The coal companies and the utility companies in this country are morally repugnant and ecologically a disaster.

http://www.sfgate.com/business/article/Solar-energy-is-ready-the-U-S-isn-t-3988796.php

Solar energy is ready, the U.S. isn’t

By Ken Wells
Published 5:07 p.m., Sunday, October 28, 2012

Clean energy has become a dirty word in presidential politics.

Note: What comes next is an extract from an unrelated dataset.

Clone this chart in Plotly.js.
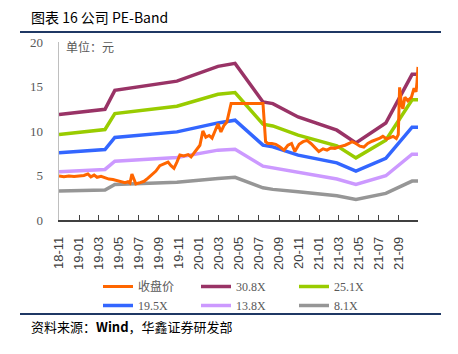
<!DOCTYPE html>
<html><head><meta charset="utf-8">
<script src="https://cdn.plot.ly/plotly-3.0.1.min.js"></script>
<style>html,body{margin:0;padding:0;background:#fff}#c{width:458px;height:354px}</style>
</head><body><div id="c"></div>
<script>
// Band breakpoints (dates) and values
const bandDates = ['2018-11-01','2019-03-21','2019-04-20','2019-10-26','2020-02-28','2020-04-20','2020-07-14','2020-08-13','2020-10-29','2021-02-24','2021-04-23','2021-07-23','2021-10-11','2021-10-29'];
const pe308 = [11.85,12.44,14.57,15.6,17.26,17.6,13.26,13.08,11.58,10.09,8.67,10.9,16.37,16.37];
const pe251 = [9.61,10.17,11.96,12.78,14.13,14.32,10.76,10.57,9.53,8.33,6.98,8.97,13.5,13.5];
const pe195 = [7.55,7.92,9.27,9.9,10.91,11.21,8.41,8.22,7.29,6.42,5.49,6.92,10.43,10.43];
const pe138 = [5.42,5.68,6.61,7.03,7.85,7.96,6.05,5.86,5.3,4.6,4.0,4.97,7.4,7.4];
const pe81  = [3.25,3.36,4.0,4.23,4.67,4.79,3.62,3.44,3.17,2.72,2.32,2.99,4.37,4.37];

// Closing price
const priceDates = ['2018-11-01','2018-11-16','2018-12-01','2018-12-17','2019-01-01','2019-01-16','2019-01-28','2019-02-06','2019-02-16','2019-02-25',
'2019-03-09','2019-03-21','2019-04-02','2019-04-14','2019-04-27','2019-05-09','2019-05-21','2019-05-30','2019-06-05','2019-06-11',
'2019-06-17','2019-06-23','2019-07-06','2019-07-18','2019-07-30','2019-08-11','2019-08-23','2019-09-04','2019-09-17','2019-09-29',
'2019-10-08','2019-10-17','2019-10-26','2019-11-04','2019-11-16','2019-11-29','2019-12-08','2019-12-17','2019-12-26','2020-01-04',
'2020-01-13','2020-01-22','2020-02-01','2020-02-10','2020-02-19','2020-02-28','2020-03-08','2020-03-17','2020-03-26','2020-04-01',
'2020-04-08','2020-05-20','2020-07-14','2020-07-22','2020-07-29','2020-08-10','2020-08-22','2020-09-04','2020-09-16','2020-09-28',
'2020-10-09','2020-10-19','2020-11-01','2020-11-13','2020-11-25','2020-12-07','2020-12-19','2020-12-31','2021-01-13','2021-01-25',
'2021-02-06','2021-02-18','2021-03-05','2021-03-21','2021-04-02','2021-04-11','2021-04-23','2021-05-05','2021-05-17','2021-05-29',
'2021-06-11','2021-06-23','2021-07-05','2021-07-14','2021-07-26','2021-08-05','2021-08-14','2021-08-24','2021-08-30','2021-09-03',
'2021-09-09','2021-09-13','2021-09-19','2021-09-28','2021-10-09','2021-10-17','2021-10-23','2021-10-26','2021-10-29'];
const price = [4.95,4.85,4.95,4.88,4.95,5.0,5.18,4.85,5.05,4.8,
4.9,4.75,4.6,4.55,4.4,4.35,4.2,4.3,4.15,5.15,
4.5,4.05,4.2,4.35,4.7,5.05,5.5,6.1,6.3,6.5,
6.1,5.8,6.5,7.3,7.2,7.35,7.1,7.55,7.9,8.4,
10.0,9.3,9.5,9.2,10.0,10.8,9.9,10.6,11.0,12.0,
13.1,13.1,13.1,8.8,8.6,8.6,8.5,8.2,7.85,8.4,
8.6,7.7,8.5,8.8,8.95,8.6,8.2,7.7,8.0,7.85,
8.1,8.05,8.25,8.4,8.6,8.8,8.6,8.3,8.2,8.6,
8.85,9.0,9.2,9.4,9.1,9.25,9.4,9.15,9.6,14.9,
12.9,12.5,13.8,13.4,13.8,14.8,14.4,15.5,17.2];

const names = ['收盘价','30.8X','25.1X','19.5X','13.8X','8.1X'];
const colors = ['#FF6600','#993366','#99CC00','#3366FF','#CC99FF','#969696'];

const bands = [pe308,pe251,pe195,pe138,pe81];
const traces = [];
bands.forEach((b,i)=>{
  traces.push({x:bandDates,y:b,type:'scatter',mode:'lines',name:names[i+1],legendrank:i+2,
    line:{color:colors[i+1],width:3.5},hoverinfo:'skip'});
});
traces.push({x:priceDates,y:price,type:'scatter',mode:'lines',name:names[0],legendrank:1,
  line:{color:colors[0],width:3},hoverinfo:'skip'});

const W=458,H=354,L=59,R=40,T=42,B=134;
const pw=W-L-R, ph=H-T-B;
const px=(x)=>(x-L)/pw, py=(y)=>(H-B-y)/ph;

const layout = {
  width:W,height:H,
  margin:{l:L,r:R,t:T,b:B,pad:0},
  paper_bgcolor:'#fff',plot_bgcolor:'#fff',
  showlegend:true,
  xaxis:{type:'date',range:['2018-11-01','2021-10-29'],dtick:'M2',tick0:'2018-11-01',tickformat:'%y-%m',
    tickangle:-90,ticks:'inside',ticklen:5,tickcolor:'#404040',tickwidth:1,
    showline:true,linecolor:'#404040',linewidth:1.5,showgrid:false,zeroline:false,
    tickfont:{family:'Liberation Sans, Arial, sans-serif',size:13,color:'#404040'},ticklabelstandoff:10},
  yaxis:{range:[0,20],tickvals:[0,5,10,15,20],ticks:'',showline:true,linecolor:'#BFBFBF',linewidth:1.5,
    showgrid:false,zeroline:false,
    tickfont:{family:'Liberation Serif, Times New Roman, serif',size:13,color:'#595959'},ticklabelstandoff:12},
  legend:{orientation:'h',x:px(98),xanchor:'left',y:py(272),yanchor:'top',
    entrywidth:53,entrywidthmode:'pixels',traceorder:'normal',
    font:{family:'Liberation Serif, Noto Sans CJK SC, serif',size:12,color:'#595959'},
    itemwidth:30,tracegroupgap:0,bgcolor:'rgba(0,0,0,0)'},
  shapes:[
    {type:'line',xref:'paper',yref:'paper',x0:px(20),x1:px(441),y0:py(32),y1:py(32),line:{color:'#1F3864',width:2}},
    {type:'line',xref:'paper',yref:'paper',x0:px(20),x1:px(441),y0:py(314),y1:py(314),line:{color:'#1F3864',width:2}}
  ],
  annotations:[
    {xref:'paper',yref:'paper',x:px(29),y:py(17),xanchor:'left',yanchor:'middle',showarrow:false,
     text:'图表 16 公司 PE-Band',font:{family:'Noto Sans CJK SC, sans-serif',size:14,color:'#000'}},
    {xref:'paper',yref:'paper',x:px(64),y:py(46),xanchor:'left',yanchor:'middle',showarrow:false,
     text:'单位：元',font:{family:'Noto Sans CJK SC, sans-serif',size:12,color:'#595959'}},
    {xref:'paper',yref:'paper',x:px(29),y:py(326),xanchor:'left',yanchor:'middle',showarrow:false,
     text:'资料来源：<b>Wind</b>，华鑫证券研发部',font:{family:'Noto Sans CJK SC, sans-serif',size:13,color:'#000'}}
  ]
};
Plotly.newPlot('c',traces,layout,{staticPlot:true,displayModeBar:false});
</script></body></html>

In their second debate, Mitt Romney and Barack Obama each tried to outdo the other’s love of fossil fuels: Obama extolling his record on oil and natural gas production, Romney vowing to take “advantage of the oil and coal we have here.” The Republican candidate has ridiculed the administration’s $535 million loan guarantee to Solyndra, the bankrupt solar panel maker, and accused Obama of living “in an imaginary world where government-subsidized windmills and solar panels could power the economy.”

The candidates’ coolness to renewable energy comes at a time when the domestic supply of traditional energy sources, such as oil and natural gas, is at an all-time high. And yet this failure to make the promise of renewables a keynote in the debate is a huge missed opportunity. In particular, it ignores the dramatic reduction in the cost of photovoltaic solar power worldwide and the considerable benefits to U.S. consumers and the environment.

Political roadblocks

The untold story of this campaign is that what killed Solyndra may turn out to be a boon for the nation. “Economically and technologically, the game is over,” said Bill Powers, a San Diego engineer and board member of Solar Done Right, a group that proselytizes for rooftop solar power. “The hang-ups in the U.S. are strictly political.”

Over the past five years the price of photovoltaic panels has plummeted 75 percent, due largely to a glut of Chinese-made panels. The fall in prices rendered technically advanced photovoltaic panels, like those produced by Solyndra and other U.S. companies, too expensive to compete.